Find the interval of convergence of the given series. $$ \sum_{n=1}^{\infty} \frac{2}{3^{n+1} n^{2}} x^{n} $$

Short Answer

Expert verified
The interval of convergence is [-3, 3].

Step by step solution

01

Identify the Type of Series

The series is a power series of the form \( \sum_{n=1}^{\infty} a_n x^n \). In this exercise, \( a_n = \frac{2}{3^{n+1} n^{2}} \). We want to find the interval of convergence for this power series.
02

Set Up the Ratio Test

To find the interval of convergence, we will use the Ratio Test. For a series \( \sum_{n=1}^{\infty} a_n x^n \), the Ratio Test uses the absolute value \( \lim_{n \to \infty} \left| \frac{a_{n+1}}{a_n} \right| \cdot |x| \lt 1 \).

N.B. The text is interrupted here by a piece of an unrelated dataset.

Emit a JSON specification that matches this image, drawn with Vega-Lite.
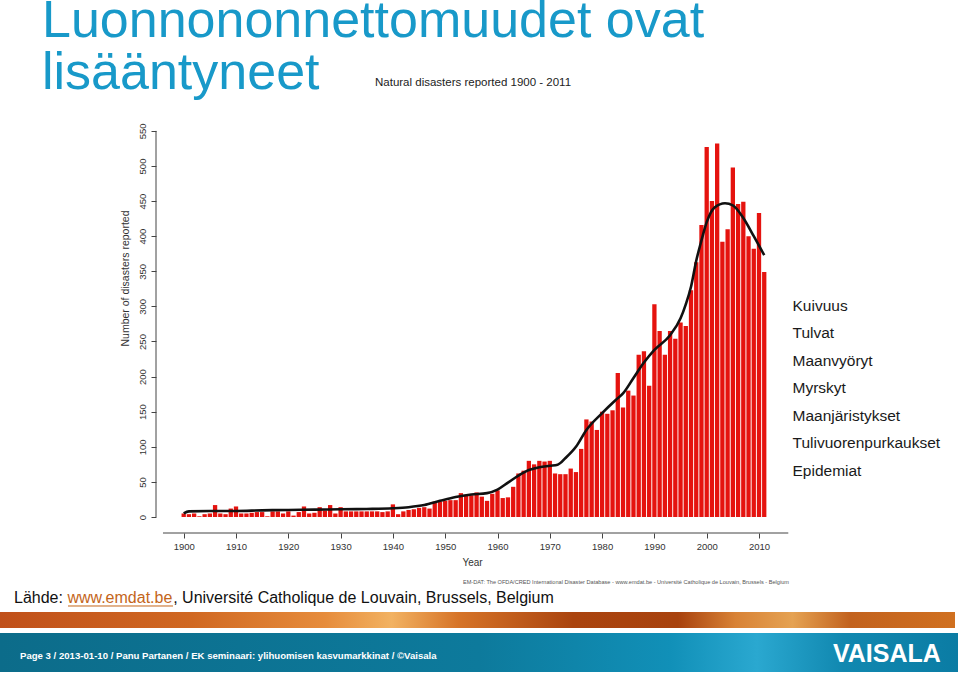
{
  "$schema": "https://vega.github.io/schema/vega-lite/v6.json",
  "autosize": "none",
  "width": 634,
  "height": 403,
  "padding": {"left": 156, "top": 130, "right": 170, "bottom": 148},
  "background": "white",
  "title": {
    "text": ["Luonnononnettomuudet ovat", "lisääntyneet"],
    "anchor": "start",
    "frame": "group",
    "dx": -114,
    "dy": 27,
    "font": "Liberation Sans",
    "fontSize": 52,
    "fontWeight": "normal",
    "color": "#1899C9",
    "lineHeight": 52
  },
  "config": {
    "view": {"stroke": null},
    "font": "Liberation Sans",
    "axisY": {"labelOverlap": false, "tickCount": 12},
    "axisX": {"labelOverlap": false}
  },
  "datasets": {
    "bars": [
      {"year":1900,"n":5},{"year":1901,"n":4},{"year":1902,"n":5},{"year":1903,"n":1},{"year":1904,"n":4},
      {"year":1905,"n":5},{"year":1906,"n":17},{"year":1907,"n":5},{"year":1908,"n":4},{"year":1909,"n":12},
      {"year":1910,"n":15},{"year":1911,"n":5},{"year":1912,"n":5},{"year":1913,"n":6},{"year":1914,"n":7},
      {"year":1915,"n":7},{"year":1916,"n":1},{"year":1917,"n":8},{"year":1918,"n":8},{"year":1919,"n":5},
      {"year":1920,"n":8},{"year":1921,"n":2},{"year":1922,"n":7},{"year":1923,"n":15},{"year":1924,"n":5},
      {"year":1925,"n":6},{"year":1926,"n":14},{"year":1927,"n":9},{"year":1928,"n":17},{"year":1929,"n":5},
      {"year":1930,"n":14},{"year":1931,"n":8},{"year":1932,"n":8},{"year":1933,"n":8},{"year":1934,"n":8},
      {"year":1935,"n":8},{"year":1936,"n":8},{"year":1937,"n":8},{"year":1938,"n":7},{"year":1939,"n":8},
      {"year":1940,"n":18},{"year":1941,"n":4},{"year":1942,"n":8},{"year":1943,"n":10},{"year":1944,"n":11},
      {"year":1945,"n":13},{"year":1946,"n":14},{"year":1947,"n":12},{"year":1948,"n":22},{"year":1949,"n":22},
      {"year":1950,"n":23},{"year":1951,"n":24},{"year":1952,"n":24},{"year":1953,"n":34},{"year":1954,"n":31},
      {"year":1955,"n":31},{"year":1956,"n":35},{"year":1957,"n":29},{"year":1958,"n":23},{"year":1959,"n":33},
      {"year":1960,"n":38},{"year":1961,"n":27},{"year":1962,"n":28},{"year":1963,"n":43},{"year":1964,"n":62},
      {"year":1965,"n":66},{"year":1966,"n":80},{"year":1967,"n":75},{"year":1968,"n":80},{"year":1969,"n":79},
      {"year":1970,"n":80},{"year":1971,"n":62},{"year":1972,"n":61},{"year":1973,"n":61},{"year":1974,"n":69},
      {"year":1975,"n":64},{"year":1976,"n":97},{"year":1977,"n":139},{"year":1978,"n":136},{"year":1979,"n":124},
      {"year":1980,"n":150},{"year":1981,"n":147},{"year":1982,"n":152},{"year":1983,"n":205},{"year":1984,"n":156},
      {"year":1985,"n":180},{"year":1986,"n":173},{"year":1987,"n":231},{"year":1988,"n":236},{"year":1989,"n":187},
      {"year":1990,"n":303},{"year":1991,"n":265},{"year":1992,"n":231},{"year":1993,"n":265},{"year":1994,"n":254},
      {"year":1995,"n":277},{"year":1996,"n":272},{"year":1997,"n":323},{"year":1998,"n":363},{"year":1999,"n":416},
      {"year":2000,"n":527},{"year":2001,"n":450},{"year":2002,"n":532},{"year":2003,"n":392},{"year":2004,"n":410},
      {"year":2005,"n":498},{"year":2006,"n":446},{"year":2007,"n":449},{"year":2008,"n":400},{"year":2009,"n":382},
      {"year":2010,"n":433},{"year":2011,"n":349}
    ],
    "smooth": [
      {"year":1900,"v":5},{"year":1901,"v":8},{"year":1905,"v":8.5},{"year":1910,"v":8.5},{"year":1915,"v":9.5},
      {"year":1920,"v":10},{"year":1925,"v":10.5},{"year":1930,"v":11},{"year":1935,"v":11.5},{"year":1940,"v":12.5},
      {"year":1943,"v":14},{"year":1946,"v":17},{"year":1949,"v":23},{"year":1952,"v":28.5},{"year":1955,"v":32},
      {"year":1958,"v":34},{"year":1960,"v":39},{"year":1962,"v":49},{"year":1964,"v":59},{"year":1966,"v":67},
      {"year":1968,"v":71},{"year":1970,"v":73},{"year":1971.5,"v":74.5},{"year":1973,"v":84},{"year":1975,"v":100},
      {"year":1977,"v":124},{"year":1980,"v":148},{"year":1982.5,"v":166},{"year":1984,"v":176},{"year":1986,"v":198},
      {"year":1988,"v":220},{"year":1990,"v":238},{"year":1993,"v":259},{"year":1995,"v":283},{"year":1996,"v":303},
      {"year":1997,"v":328},{"year":1998,"v":365},{"year":1999,"v":394},{"year":2000,"v":420},{"year":2001.5,"v":441},
      {"year":2003.5,"v":447},{"year":2005,"v":444},{"year":2007,"v":426},{"year":2009,"v":400},{"year":2011,"v":373}
    ],
    "types": [
      {"type":"Kuivuus"},{"type":"Tulvat"},{"type":"Maanvyöryt"},{"type":"Myrskyt"},
      {"type":"Maanjäristykset"},{"type":"Tulivuorenpurkaukset"},{"type":"Epidemiat"}
    ],
    "one": [{}]
  },
  "layer": [
    {
      "data": {"name": "bars"},
      "mark": {"type": "bar", "width": 4.3, "color": "#E5130F"},
      "encoding": {
        "x": {
          "field": "year", "type": "quantitative",
          "scale": {"domain": [1894.704, 2015.927], "nice": false, "zero": false, "padding": 0},
          "axis": {
            "values": [1900,1910,1920,1930,1940,1950,1960,1970,1980,1990,2000,2010],
            "format": "d", "domain": false, "grid": false, "tickSize": 5, "tickColor": "#444",
            "labelFontSize": 9.5, "labelColor": "#333", "labelPadding": 3, "labelOverlap": false,
            "title": "Year", "titleFontSize": 10, "titleFontWeight": "normal", "titleColor": "#333",
            "titleX": 316, "titleY": 29, "titleBaseline": "middle", "titleAlign": "center"
          }
        },
        "y": {
          "field": "n", "type": "quantitative",
          "scale": {"domain": [-22.792, 551.282], "nice": false, "zero": false, "padding": 0},
          "axis": {
            "values": [0,50,100,150,200,250,300,350,400,450,500,550],
            "tickCount": 12,
            "domain": false, "grid": false, "tickSize": 5, "tickColor": "#444",
            "labelAngle": -90, "labelAlign": "center", "labelBaseline": "bottom", "labelPadding": 4,
            "labelFontSize": 9.5, "labelColor": "#333", "labelOverlap": false,
            "title": "Number of disasters reported", "titleFontSize": 10.5, "titleFontWeight": "normal",
            "titleColor": "#333", "titleX": -31, "titleY": 148, "titleAngle": -90,
            "titleAlign": "center", "titleBaseline": "middle"
          }
        },
        "y2": {"datum": 0}
      }
    },
    {
      "data": {"name": "one"},
      "mark": {"type": "rect", "color": {"gradient": "linear", "x1": 0, "y1": 0, "x2": 1, "y2": 0,
        "stops": [
          {"offset": 0, "color": "#C0501A"}, {"offset": 0.2, "color": "#D06822"}, {"offset": 0.34, "color": "#E68C3C"},
          {"offset": 0.41, "color": "#F2B262"}, {"offset": 0.48, "color": "#D67428"}, {"offset": 0.6, "color": "#AA440F"},
          {"offset": 0.71, "color": "#A8420E"}, {"offset": 0.77, "color": "#D88236"}, {"offset": 0.83, "color": "#E5A252"},
          {"offset": 0.89, "color": "#C2621E"}, {"offset": 1, "color": "#D07020"}]}},
      "encoding": {
        "x": {"datum": 1864.876, "type": "quantitative"},
        "x2": {"datum": 2047.476},
        "y": {"datum": -135.33, "type": "quantitative"},
        "y2": {"datum": -158.12}
      }
    },
    {
      "data": {"name": "one"},
      "mark": {"type": "rect", "color": {"gradient": "linear", "x1": 0, "y1": 0, "x2": 1, "y2": 0,
        "stops": [
          {"offset": 0, "color": "#0C6C8A"}, {"offset": 0.5, "color": "#0D7A9C"}, {"offset": 0.7, "color": "#1190B8"},
          {"offset": 0.79, "color": "#2AA8D0"}, {"offset": 0.88, "color": "#1188B0"}, {"offset": 1, "color": "#0B7CA4"}]}},
      "encoding": {
        "x": {"datum": 1864.876, "type": "quantitative"},
        "x2": {"datum": 2048.05},
        "y": {"datum": -165.24, "type": "quantitative"},
        "y2": {"datum": -220.80}
      }
    },
    {
      "data": {"name": "smooth"},
      "mark": {"type": "line", "color": "#111", "strokeWidth": 2.6, "interpolate": "monotone"},
      "encoding": {
        "x": {"field": "year", "type": "quantitative"},
        "y": {"field": "v", "type": "quantitative"}
      }
    },
    {
      "data": {"name": "one"},
      "mark": {"type": "rule", "color": "#444", "strokeWidth": 1},
      "encoding": {
        "x": {"datum": 1896.04, "type": "quantitative"},
        "x2": {"datum": 2015.6},
        "y": {"datum": -22.792, "type": "quantitative"}
      }
    },
    {
      "data": {"name": "one"},
      "mark": {"type": "rule", "color": "#444", "strokeWidth": 1},
      "encoding": {
        "x": {"datum": 1894.704, "type": "quantitative"},
        "y": {"datum": 0, "type": "quantitative"},
        "y2": {"datum": 550}
      }
    },
    {
      "data": {"name": "one"},
      "mark": {"type": "text", "text": "Natural disasters reported 1900 - 2011", "align": "left", "baseline": "middle", "fontSize": 11.5, "color": "#222"},
      "encoding": {
        "x": {"datum": 1936.578, "type": "quantitative"},
        "y": {"datum": 618.23, "type": "quantitative"}
      }
    },
    {
      "data": {"name": "one"},
      "mark": {"type": "text", "text": "EM-DAT: The OFDA/CRED International Disaster Database - www.emdat.be - Université Catholique de Louvain, Brussels - Belgium", "align": "left", "baseline": "middle", "fontSize": 5.6, "color": "#555"},
      "encoding": {
        "x": {"datum": 1953.40, "type": "quantitative"},
        "y": {"datum": -92.59, "type": "quantitative"}
      }
    },
    {
      "data": {"name": "one"},
      "mark": {"type": "text", "text": "Lähde: ", "align": "left", "baseline": "middle", "fontSize": 16, "color": "#111"},
      "encoding": {
        "x": {"datum": 1867.553, "type": "quantitative"},
        "y": {"datum": -115.38, "type": "quantitative"}
      }
    },
    {
      "data": {"name": "one"},
      "mark": {"type": "text", "text": "www.emdat.be", "align": "left", "baseline": "middle", "fontSize": 16, "color": "#C4651A"},
      "encoding": {
        "x": {"datum": 1877.763, "type": "quantitative"},
        "y": {"datum": -115.38, "type": "quantitative"}
      }
    },
    {
      "data": {"name": "one"},
      "mark": {"type": "rule", "color": "#C4651A", "strokeWidth": 1},
      "encoding": {
        "x": {"datum": 1877.878, "type": "quantitative"},
        "x2": {"datum": 1897.954},
        "y": {"datum": -126.78, "type": "quantitative"}
      }
    },
    {
      "data": {"name": "one"},
      "mark": {"type": "text", "text": ", Université Catholique de Louvain, Brussels, Belgium", "align": "left", "baseline": "middle", "fontSize": 16, "color": "#111"},
      "encoding": {
        "x": {"datum": 1897.992, "type": "quantitative"},
        "y": {"datum": -115.38, "type": "quantitative"}
      }
    },
    {
      "data": {"name": "one"},
      "mark": {"type": "text", "text": "Page 3 / 2013-01-10 / Panu Partanen / EK seminaari: ylihuomisen kasvumarkkinat / ©Vaisala", "align": "left", "baseline": "middle", "fontSize": 9.6, "fontWeight": "bold", "font": "Liberation Sans", "color": "white"},
      "encoding": {
        "x": {"datum": 1868.700, "type": "quantitative"},
        "y": {"datum": -198.01, "type": "quantitative"}
      }
    },
    {
      "data": {"name": "one"},
      "mark": {"type": "text", "text": "VAISALA", "align": "center", "baseline": "middle", "fontSize": 25, "fontWeight": "bold", "font": "Liberation Sans", "color": "white"},
      "encoding": {
        "x": {"datum": 2034.46, "type": "quantitative"},
        "y": {"datum": -195.16, "type": "quantitative"}
      }
    },
    {
      "data": {"name": "types"},
      "mark": {"type": "point", "opacity": 0},
      "encoding": {
        "color": {
          "field": "type", "type": "nominal", "sort": null,
          "scale": {"range": ["#1a1a1a"]},
          "legend": {
            "orient": "none", "legendX": 621, "legendY": 168, "title": null,
            "labelFontSize": 15.5, "labelFont": "Liberation Sans", "labelColor": "#1a1a1a",
            "symbolSize": 0, "symbolOpacity": 0, "symbolStrokeWidth": 0, "labelOffset": 0,
            "rowPadding": 10.5, "padding": 0, "labelLimit": 300
          }
        }
      }
    }
  ]
}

We want to find the values of \( x \) for which this limit is less than 1.
03

Calculate the Ratio of Consecutive Terms

Calculate the ratio \( \left| \frac{a_{n+1}}{a_n} \right| = \left| \frac{\frac{2}{3^{n+2}(n+1)^2}}{\frac{2}{3^{n+1}n^2}} \right| = \frac{n^2}{3(n+1)^2} \). This simplifies to \( \frac{n^2}{3n^2 + 6n + 3} \).
04

Compute the Limit for the Ratio Test

Now calculate the limit \( \lim_{n \to \infty} \frac{n^2}{3n^2 + 6n + 3} = \lim_{n \to \infty} \frac{1}{3 + \frac{6}{n} + \frac{3}{n^2}} = \frac{1}{3} \).
05

Apply the Ratio Test Result

According to the Ratio Test, the series converges if \( |x| \cdot \frac{1}{3} < 1 \), or \( |x| < 3 \). Therefore, the series converges for \( -3 < x < 3 \).
06

Check Endpoints for Convergence

The Ratio Test is inconclusive at the endpoints \( x = -3 \) and \( x = 3 \). Test these endpoints separately. For \( x = 3 \), the series becomes \( \sum_{n=1}^{\infty} \frac{2}{3n^2} \), which converges because it is a p-series with a power greater than 1. For \( x = -3 \), the series becomes \( \sum_{n=1}^{\infty} \frac{(-1)^n \, 2}{3n^2} \), which also converges by the Alternating Series Test. Thus, the series converges at both endpoints.
07

Conclude the Interval of Convergence

After evaluating the endpoints, we conclude that the interval of convergence is \( [-3, 3] \), including both endpoints.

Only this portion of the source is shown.